◆ Goal
Using the listing below, please print exactly the lines from the one with "Generate a web" through the one with "Serif', 'Times New". Leave out every picture.

◆ Recorded data
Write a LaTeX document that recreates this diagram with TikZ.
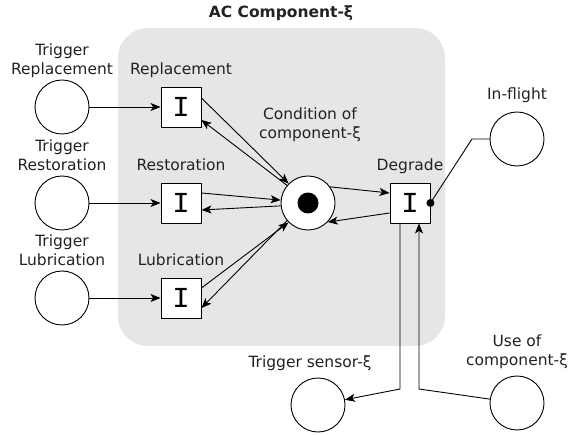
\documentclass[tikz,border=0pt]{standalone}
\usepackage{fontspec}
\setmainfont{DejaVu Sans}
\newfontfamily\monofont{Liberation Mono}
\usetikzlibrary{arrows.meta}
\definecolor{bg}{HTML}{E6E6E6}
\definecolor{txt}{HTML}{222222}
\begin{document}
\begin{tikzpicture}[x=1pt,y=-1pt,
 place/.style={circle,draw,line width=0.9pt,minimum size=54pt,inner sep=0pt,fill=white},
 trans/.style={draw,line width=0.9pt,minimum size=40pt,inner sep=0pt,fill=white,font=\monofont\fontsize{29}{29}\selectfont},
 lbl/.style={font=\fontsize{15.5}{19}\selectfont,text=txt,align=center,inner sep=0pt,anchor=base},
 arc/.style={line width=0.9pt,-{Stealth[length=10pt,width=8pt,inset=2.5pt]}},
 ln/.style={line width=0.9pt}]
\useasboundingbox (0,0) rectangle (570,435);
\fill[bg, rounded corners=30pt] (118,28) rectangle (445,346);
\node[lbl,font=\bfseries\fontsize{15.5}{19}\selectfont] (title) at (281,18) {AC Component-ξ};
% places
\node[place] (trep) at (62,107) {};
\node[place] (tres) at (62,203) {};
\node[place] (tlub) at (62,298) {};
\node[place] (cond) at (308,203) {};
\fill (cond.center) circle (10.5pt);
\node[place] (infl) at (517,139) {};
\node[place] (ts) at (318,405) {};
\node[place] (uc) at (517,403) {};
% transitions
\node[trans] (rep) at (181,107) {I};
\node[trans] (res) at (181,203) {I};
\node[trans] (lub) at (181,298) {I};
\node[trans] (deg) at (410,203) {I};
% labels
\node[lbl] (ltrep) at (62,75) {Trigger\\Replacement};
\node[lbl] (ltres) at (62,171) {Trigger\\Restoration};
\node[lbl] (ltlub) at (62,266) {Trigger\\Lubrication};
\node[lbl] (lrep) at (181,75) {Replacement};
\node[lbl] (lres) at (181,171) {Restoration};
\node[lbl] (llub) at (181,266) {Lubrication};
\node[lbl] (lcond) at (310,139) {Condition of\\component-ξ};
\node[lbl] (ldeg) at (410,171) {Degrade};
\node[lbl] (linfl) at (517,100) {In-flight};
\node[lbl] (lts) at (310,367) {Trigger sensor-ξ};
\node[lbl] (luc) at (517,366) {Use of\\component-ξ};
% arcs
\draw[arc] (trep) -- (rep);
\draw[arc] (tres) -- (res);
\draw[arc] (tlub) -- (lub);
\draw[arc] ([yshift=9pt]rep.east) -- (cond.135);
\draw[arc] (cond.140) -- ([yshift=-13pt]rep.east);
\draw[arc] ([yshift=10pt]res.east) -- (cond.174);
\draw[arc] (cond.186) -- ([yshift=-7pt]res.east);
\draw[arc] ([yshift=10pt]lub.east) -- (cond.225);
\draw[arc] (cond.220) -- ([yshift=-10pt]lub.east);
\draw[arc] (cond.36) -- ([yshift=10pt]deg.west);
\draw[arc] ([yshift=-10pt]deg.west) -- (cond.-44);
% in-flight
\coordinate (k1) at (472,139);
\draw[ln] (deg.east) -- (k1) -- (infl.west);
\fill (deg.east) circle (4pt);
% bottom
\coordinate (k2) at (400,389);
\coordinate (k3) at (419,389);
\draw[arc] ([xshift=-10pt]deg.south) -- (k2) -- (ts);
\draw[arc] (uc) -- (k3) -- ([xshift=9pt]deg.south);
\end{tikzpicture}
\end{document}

...

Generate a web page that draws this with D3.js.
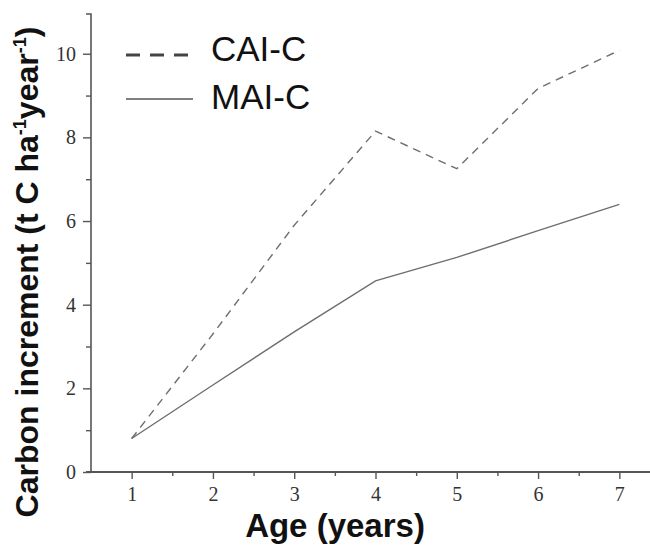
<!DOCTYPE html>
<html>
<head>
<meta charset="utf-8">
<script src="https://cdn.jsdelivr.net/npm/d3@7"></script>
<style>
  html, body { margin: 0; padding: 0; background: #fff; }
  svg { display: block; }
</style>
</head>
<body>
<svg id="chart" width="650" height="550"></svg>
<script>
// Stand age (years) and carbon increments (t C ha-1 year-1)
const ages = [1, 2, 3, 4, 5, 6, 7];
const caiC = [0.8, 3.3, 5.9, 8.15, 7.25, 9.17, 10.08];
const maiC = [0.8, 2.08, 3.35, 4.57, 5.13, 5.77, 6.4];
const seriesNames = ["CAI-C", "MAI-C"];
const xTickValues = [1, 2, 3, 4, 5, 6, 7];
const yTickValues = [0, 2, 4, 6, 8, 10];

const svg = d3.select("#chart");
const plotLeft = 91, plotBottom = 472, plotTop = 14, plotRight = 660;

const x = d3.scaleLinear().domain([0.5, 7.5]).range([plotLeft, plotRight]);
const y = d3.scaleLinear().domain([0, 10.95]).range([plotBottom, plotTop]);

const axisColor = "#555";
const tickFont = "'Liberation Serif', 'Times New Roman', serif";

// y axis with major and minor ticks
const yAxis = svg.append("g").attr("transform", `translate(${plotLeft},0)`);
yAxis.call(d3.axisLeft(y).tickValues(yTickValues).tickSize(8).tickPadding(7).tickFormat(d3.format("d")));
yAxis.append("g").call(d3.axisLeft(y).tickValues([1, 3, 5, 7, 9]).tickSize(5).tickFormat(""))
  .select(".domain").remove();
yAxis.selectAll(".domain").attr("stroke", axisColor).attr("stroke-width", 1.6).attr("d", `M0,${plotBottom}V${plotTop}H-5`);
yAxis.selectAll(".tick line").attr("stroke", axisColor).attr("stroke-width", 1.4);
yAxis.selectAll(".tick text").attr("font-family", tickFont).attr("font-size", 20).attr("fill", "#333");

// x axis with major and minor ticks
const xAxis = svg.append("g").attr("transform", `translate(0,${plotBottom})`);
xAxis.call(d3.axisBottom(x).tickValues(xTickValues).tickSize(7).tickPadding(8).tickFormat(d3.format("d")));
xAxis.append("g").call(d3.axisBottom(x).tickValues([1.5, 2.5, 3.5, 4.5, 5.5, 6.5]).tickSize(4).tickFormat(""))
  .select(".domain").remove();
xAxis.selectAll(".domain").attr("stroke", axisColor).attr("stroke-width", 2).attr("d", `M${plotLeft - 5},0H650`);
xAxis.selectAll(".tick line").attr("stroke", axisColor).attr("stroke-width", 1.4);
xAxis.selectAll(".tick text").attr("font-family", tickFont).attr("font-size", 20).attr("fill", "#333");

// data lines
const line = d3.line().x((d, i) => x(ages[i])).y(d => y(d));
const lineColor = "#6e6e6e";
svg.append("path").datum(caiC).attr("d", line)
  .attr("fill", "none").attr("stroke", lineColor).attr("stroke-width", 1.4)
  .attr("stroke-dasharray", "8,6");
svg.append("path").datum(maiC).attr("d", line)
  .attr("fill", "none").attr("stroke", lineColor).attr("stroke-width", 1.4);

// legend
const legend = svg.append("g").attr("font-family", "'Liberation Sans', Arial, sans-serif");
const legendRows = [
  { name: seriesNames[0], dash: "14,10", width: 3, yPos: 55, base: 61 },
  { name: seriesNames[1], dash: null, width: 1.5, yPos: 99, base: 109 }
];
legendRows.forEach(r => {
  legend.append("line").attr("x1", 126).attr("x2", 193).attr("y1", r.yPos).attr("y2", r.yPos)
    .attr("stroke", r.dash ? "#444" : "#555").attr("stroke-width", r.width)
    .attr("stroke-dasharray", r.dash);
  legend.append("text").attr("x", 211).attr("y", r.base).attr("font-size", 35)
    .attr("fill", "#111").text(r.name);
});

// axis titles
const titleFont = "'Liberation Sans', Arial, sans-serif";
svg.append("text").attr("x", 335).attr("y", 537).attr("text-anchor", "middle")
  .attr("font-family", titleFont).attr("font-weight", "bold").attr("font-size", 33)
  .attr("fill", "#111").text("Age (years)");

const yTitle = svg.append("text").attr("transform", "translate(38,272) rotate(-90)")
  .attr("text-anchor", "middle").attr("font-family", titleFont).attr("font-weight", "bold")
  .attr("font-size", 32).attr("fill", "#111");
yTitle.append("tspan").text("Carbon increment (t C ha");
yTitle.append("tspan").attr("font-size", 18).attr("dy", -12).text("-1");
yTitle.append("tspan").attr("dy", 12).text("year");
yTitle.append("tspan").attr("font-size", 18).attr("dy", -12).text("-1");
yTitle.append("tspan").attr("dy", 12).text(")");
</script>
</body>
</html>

◆ Written answer
Generate a web page that draws this with D3.js.
<!DOCTYPE html>
<html>
<head>
<meta charset="utf-8">
<script src="https://cdn.jsdelivr.net/npm/d3@7"></script>
<style>
  html, body { margin: 0; padding: 0; background: #fff; }
  svg { display: block; }
</style>
</head>
<body>
<svg id="chart" width="650" height="550"></svg>
<script>
// Stand age (years) and carbon increments (t C ha-1 year-1)
const ages = [1, 2, 3, 4, 5, 6, 7];
const caiC = [0.8, 3.3, 5.9, 8.15, 7.25, 9.17, 10.08];
const maiC = [0.8, 2.08, 3.35, 4.57, 5.13, 5.77, 6.4];
const seriesNames = ["CAI-C", "MAI-C"];
const xTickValues = [1, 2, 3, 4, 5, 6, 7];
const yTickValues = [0, 2, 4, 6, 8, 10];

const svg = d3.select("#chart");
const plotLeft = 91, plotBottom = 472, plotTop = 14, plotRight = 660;

const x = d3.scaleLinear().domain([0.5, 7.5]).range([plotLeft, plotRight]);
const y = d3.scaleLinear().domain([0, 10.95]).range([plotBottom, plotTop]);

const axisColor = "#555";
const tickFont = "'Liberation Serif', 'Times New Roman', serif";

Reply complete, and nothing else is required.